OBJECTIVE> Pull out the lines running from the one with "Clone this diagram in TikZ." to the one with "(0,0) rectangle (1227,492);", inclusive, word for word. Drop any picture.

DATA TO PROCESS>
------------------------

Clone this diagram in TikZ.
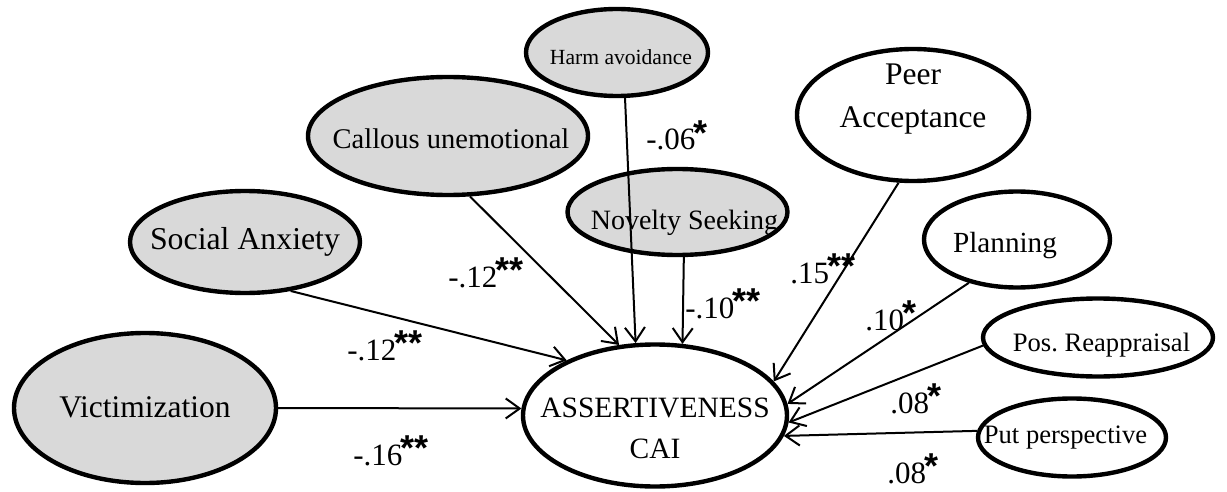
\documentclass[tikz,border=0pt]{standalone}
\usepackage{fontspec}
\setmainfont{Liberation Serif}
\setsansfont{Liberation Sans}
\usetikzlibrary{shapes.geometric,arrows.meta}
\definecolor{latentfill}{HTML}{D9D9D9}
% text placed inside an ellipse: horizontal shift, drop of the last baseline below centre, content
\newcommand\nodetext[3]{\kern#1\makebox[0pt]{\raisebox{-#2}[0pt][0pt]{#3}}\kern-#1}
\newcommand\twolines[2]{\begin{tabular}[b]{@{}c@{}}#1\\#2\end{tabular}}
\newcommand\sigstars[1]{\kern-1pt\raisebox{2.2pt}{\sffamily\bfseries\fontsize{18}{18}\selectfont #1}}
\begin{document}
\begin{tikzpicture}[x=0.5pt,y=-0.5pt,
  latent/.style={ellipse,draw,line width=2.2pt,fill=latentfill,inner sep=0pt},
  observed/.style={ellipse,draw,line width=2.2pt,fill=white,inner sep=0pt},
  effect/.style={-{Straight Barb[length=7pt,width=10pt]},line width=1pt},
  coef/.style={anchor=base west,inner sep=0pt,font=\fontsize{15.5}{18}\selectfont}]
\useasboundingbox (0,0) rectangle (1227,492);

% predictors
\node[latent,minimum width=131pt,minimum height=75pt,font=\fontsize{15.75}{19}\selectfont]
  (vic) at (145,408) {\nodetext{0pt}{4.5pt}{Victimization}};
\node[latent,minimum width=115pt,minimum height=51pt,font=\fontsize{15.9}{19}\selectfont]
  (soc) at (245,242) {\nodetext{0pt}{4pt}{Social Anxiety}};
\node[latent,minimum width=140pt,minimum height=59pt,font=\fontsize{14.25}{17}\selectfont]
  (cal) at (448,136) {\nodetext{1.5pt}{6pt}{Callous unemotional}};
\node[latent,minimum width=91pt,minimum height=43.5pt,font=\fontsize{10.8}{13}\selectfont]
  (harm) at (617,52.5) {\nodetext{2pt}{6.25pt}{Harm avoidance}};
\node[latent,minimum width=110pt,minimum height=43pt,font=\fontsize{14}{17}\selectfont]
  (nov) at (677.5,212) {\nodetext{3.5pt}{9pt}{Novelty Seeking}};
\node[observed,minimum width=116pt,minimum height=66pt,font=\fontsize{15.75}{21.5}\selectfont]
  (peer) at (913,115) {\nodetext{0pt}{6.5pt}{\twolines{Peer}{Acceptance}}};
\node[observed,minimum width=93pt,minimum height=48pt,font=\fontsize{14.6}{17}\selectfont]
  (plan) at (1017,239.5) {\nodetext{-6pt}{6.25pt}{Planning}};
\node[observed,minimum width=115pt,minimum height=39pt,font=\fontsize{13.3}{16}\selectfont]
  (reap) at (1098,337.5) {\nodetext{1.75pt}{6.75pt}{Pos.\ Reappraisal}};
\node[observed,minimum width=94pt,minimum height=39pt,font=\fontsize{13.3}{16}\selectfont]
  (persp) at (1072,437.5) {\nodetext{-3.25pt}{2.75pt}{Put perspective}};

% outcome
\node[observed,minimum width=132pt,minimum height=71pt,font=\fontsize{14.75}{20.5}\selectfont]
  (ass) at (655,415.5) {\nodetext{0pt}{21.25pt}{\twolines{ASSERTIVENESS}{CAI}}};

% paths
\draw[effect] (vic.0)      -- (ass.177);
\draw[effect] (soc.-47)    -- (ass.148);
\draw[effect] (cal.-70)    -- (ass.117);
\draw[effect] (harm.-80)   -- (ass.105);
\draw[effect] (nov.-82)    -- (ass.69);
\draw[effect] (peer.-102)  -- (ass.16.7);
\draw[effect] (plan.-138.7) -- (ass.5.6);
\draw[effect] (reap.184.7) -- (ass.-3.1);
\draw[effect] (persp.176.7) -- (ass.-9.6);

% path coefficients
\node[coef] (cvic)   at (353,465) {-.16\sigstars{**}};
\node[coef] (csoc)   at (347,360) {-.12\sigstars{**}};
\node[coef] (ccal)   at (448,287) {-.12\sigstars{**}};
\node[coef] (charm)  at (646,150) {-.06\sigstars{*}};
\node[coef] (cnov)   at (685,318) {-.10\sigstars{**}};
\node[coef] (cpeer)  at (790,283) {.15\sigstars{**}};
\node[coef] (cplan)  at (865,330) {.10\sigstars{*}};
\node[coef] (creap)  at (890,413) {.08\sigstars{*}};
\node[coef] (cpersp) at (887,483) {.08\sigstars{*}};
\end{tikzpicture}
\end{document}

------------------------

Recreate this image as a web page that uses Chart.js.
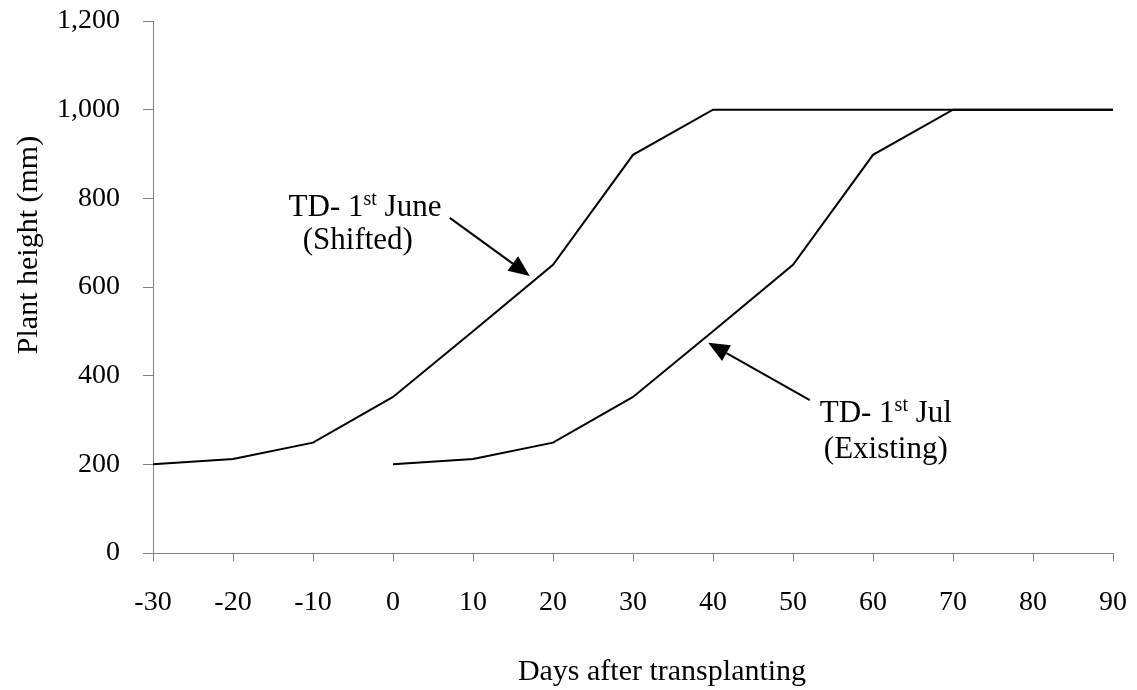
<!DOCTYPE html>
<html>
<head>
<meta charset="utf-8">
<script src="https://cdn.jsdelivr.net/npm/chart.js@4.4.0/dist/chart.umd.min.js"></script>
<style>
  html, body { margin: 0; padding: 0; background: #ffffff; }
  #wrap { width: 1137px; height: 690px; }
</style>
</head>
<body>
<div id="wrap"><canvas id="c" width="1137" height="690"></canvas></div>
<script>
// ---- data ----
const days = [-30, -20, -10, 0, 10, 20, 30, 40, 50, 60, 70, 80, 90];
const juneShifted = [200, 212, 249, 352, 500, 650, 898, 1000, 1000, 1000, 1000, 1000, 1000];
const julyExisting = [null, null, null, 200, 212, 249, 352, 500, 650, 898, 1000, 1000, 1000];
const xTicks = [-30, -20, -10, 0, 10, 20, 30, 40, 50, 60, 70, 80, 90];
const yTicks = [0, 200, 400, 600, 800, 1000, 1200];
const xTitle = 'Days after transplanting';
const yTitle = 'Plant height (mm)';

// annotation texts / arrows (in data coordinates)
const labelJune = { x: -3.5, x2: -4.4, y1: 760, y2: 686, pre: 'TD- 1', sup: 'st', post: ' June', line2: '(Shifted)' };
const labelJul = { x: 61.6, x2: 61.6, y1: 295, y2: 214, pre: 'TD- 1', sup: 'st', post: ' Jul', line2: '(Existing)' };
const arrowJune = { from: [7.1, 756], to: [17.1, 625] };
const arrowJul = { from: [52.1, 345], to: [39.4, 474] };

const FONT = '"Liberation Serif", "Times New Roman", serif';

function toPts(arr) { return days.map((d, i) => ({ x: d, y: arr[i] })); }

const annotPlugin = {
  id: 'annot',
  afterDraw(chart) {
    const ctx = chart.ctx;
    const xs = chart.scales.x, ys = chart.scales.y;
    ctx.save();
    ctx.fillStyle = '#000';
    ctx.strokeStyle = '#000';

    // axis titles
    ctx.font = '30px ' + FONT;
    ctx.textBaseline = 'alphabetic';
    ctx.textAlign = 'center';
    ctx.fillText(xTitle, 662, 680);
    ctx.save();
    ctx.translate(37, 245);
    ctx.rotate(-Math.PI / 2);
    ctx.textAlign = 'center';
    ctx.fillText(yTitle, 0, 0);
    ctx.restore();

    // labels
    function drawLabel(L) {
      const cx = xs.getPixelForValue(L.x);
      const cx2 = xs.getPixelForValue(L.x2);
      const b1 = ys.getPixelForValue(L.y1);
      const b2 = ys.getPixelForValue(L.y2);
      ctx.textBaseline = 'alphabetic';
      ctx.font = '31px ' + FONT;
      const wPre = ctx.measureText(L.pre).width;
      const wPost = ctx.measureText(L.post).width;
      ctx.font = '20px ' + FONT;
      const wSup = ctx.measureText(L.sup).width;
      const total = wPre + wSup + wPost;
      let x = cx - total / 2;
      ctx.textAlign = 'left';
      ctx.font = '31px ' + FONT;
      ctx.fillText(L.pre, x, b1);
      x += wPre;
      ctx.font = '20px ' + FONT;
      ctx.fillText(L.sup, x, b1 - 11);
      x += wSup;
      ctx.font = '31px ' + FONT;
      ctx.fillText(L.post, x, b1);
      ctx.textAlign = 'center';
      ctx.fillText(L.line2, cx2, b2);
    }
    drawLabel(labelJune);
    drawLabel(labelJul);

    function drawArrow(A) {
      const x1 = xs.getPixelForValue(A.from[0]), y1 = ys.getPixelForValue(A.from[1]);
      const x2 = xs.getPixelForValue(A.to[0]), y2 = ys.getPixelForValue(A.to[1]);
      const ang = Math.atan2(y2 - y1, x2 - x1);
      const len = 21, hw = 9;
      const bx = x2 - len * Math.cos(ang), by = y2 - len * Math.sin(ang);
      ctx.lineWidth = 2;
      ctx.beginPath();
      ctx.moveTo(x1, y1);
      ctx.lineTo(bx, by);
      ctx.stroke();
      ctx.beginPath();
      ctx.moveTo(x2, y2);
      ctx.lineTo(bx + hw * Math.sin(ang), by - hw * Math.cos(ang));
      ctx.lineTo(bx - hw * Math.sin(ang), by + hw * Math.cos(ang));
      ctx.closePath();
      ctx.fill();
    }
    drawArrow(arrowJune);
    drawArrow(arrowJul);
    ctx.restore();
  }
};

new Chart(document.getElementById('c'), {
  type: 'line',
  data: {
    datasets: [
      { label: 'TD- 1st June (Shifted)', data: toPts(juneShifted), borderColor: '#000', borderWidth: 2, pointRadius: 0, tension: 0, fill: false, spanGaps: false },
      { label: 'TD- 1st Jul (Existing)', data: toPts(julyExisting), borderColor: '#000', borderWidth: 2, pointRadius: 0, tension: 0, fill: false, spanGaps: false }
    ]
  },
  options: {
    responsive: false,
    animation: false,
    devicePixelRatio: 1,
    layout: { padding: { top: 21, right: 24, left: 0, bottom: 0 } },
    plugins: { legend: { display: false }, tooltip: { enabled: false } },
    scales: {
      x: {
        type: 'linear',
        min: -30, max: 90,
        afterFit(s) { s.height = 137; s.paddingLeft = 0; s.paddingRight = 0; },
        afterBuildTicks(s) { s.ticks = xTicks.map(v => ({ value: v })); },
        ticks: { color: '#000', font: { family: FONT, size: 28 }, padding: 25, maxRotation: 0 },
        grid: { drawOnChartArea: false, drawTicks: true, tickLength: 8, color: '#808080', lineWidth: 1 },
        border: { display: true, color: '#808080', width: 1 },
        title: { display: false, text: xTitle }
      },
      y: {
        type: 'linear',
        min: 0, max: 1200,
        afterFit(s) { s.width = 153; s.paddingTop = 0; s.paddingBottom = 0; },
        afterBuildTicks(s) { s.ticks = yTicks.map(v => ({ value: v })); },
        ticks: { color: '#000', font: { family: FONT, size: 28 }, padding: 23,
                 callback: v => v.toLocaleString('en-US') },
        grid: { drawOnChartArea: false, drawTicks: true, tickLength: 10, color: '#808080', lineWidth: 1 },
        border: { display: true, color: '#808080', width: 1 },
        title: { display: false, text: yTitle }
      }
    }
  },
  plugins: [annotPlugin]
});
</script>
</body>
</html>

------------------------

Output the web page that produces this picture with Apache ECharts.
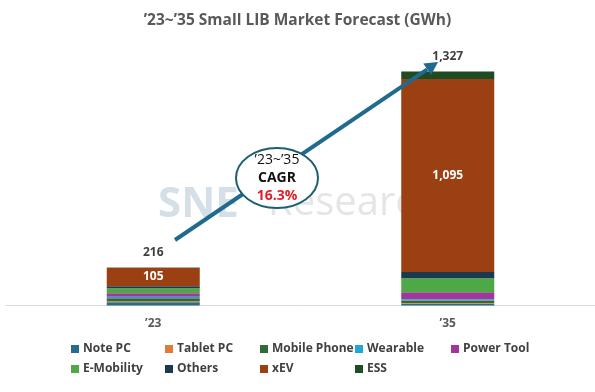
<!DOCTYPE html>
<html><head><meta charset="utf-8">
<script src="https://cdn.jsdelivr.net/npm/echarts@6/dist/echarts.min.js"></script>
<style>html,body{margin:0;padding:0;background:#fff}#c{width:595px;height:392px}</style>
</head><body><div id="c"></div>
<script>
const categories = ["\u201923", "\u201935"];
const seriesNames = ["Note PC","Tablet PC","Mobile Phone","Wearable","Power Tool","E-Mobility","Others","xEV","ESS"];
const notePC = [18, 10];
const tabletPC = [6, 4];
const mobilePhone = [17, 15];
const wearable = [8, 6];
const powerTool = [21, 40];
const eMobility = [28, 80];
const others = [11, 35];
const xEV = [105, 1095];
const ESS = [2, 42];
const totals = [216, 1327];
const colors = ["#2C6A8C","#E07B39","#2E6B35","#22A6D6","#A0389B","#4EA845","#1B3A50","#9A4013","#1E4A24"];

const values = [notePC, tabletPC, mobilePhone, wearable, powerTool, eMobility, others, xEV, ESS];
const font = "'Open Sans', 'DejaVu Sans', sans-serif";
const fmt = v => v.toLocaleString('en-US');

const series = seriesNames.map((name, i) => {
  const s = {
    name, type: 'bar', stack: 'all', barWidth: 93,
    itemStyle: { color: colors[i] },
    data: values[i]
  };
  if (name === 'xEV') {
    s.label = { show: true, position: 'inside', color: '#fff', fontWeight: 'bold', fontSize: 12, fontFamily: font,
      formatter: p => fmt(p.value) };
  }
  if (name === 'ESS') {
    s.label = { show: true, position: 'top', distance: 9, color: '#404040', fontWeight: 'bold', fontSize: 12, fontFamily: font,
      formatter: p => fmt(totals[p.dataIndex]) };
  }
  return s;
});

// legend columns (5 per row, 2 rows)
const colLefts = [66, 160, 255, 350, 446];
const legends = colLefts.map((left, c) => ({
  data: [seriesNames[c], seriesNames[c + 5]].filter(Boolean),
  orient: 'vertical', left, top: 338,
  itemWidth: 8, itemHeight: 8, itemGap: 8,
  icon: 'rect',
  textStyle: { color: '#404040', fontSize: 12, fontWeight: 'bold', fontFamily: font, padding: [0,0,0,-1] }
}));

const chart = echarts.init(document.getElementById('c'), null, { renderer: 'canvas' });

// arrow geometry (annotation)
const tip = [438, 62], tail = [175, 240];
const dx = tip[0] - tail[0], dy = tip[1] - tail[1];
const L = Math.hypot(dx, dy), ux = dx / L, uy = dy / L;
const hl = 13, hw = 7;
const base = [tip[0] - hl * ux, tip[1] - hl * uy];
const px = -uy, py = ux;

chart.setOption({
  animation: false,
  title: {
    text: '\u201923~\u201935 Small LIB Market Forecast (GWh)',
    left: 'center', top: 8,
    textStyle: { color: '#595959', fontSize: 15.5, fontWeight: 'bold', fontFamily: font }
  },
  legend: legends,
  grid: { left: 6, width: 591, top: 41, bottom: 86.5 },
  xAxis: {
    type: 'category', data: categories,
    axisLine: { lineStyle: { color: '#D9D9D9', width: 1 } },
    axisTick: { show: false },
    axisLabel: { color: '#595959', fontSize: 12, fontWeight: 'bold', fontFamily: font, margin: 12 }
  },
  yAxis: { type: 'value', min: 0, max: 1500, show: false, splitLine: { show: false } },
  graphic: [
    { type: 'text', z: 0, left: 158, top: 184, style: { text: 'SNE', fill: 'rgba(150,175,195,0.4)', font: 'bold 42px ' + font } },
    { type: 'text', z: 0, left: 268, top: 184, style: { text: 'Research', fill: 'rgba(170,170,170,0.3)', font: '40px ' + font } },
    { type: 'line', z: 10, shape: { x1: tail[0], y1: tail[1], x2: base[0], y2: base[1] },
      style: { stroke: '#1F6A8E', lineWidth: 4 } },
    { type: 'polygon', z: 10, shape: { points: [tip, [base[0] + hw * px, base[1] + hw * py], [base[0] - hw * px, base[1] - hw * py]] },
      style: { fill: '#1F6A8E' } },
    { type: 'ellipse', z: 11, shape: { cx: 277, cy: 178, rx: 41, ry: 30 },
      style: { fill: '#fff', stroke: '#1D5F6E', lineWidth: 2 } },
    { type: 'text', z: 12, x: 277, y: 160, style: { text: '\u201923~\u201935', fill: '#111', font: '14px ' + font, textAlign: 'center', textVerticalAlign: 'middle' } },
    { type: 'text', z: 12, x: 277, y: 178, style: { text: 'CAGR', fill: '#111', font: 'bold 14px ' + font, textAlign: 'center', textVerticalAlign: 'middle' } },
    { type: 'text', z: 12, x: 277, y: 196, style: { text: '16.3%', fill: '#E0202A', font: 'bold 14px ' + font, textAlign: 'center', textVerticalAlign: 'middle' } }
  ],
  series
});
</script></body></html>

------------------------

RESULT OF THE EXERCISE>
Clone this diagram in TikZ.
\documentclass[tikz,border=0pt]{standalone}
\usepackage{fontspec}
\setmainfont{Liberation Serif}
\setsansfont{Liberation Sans}
\usetikzlibrary{shapes.geometric,arrows.meta}
\definecolor{latentfill}{HTML}{D9D9D9}
% text placed inside an ellipse: horizontal shift, drop of the last baseline below centre, content
\newcommand\nodetext[3]{\kern#1\makebox[0pt]{\raisebox{-#2}[0pt][0pt]{#3}}\kern-#1}
\newcommand\twolines[2]{\begin{tabular}[b]{@{}c@{}}#1\\#2\end{tabular}}
\newcommand\sigstars[1]{\kern-1pt\raisebox{2.2pt}{\sffamily\bfseries\fontsize{18}{18}\selectfont #1}}
\begin{document}
\begin{tikzpicture}[x=0.5pt,y=-0.5pt,
  latent/.style={ellipse,draw,line width=2.2pt,fill=latentfill,inner sep=0pt},
  observed/.style={ellipse,draw,line width=2.2pt,fill=white,inner sep=0pt},
  effect/.style={-{Straight Barb[length=7pt,width=10pt]},line width=1pt},
  coef/.style={anchor=base west,inner sep=0pt,font=\fontsize{15.5}{18}\selectfont}]
\useasboundingbox (0,0) rectangle (1227,492);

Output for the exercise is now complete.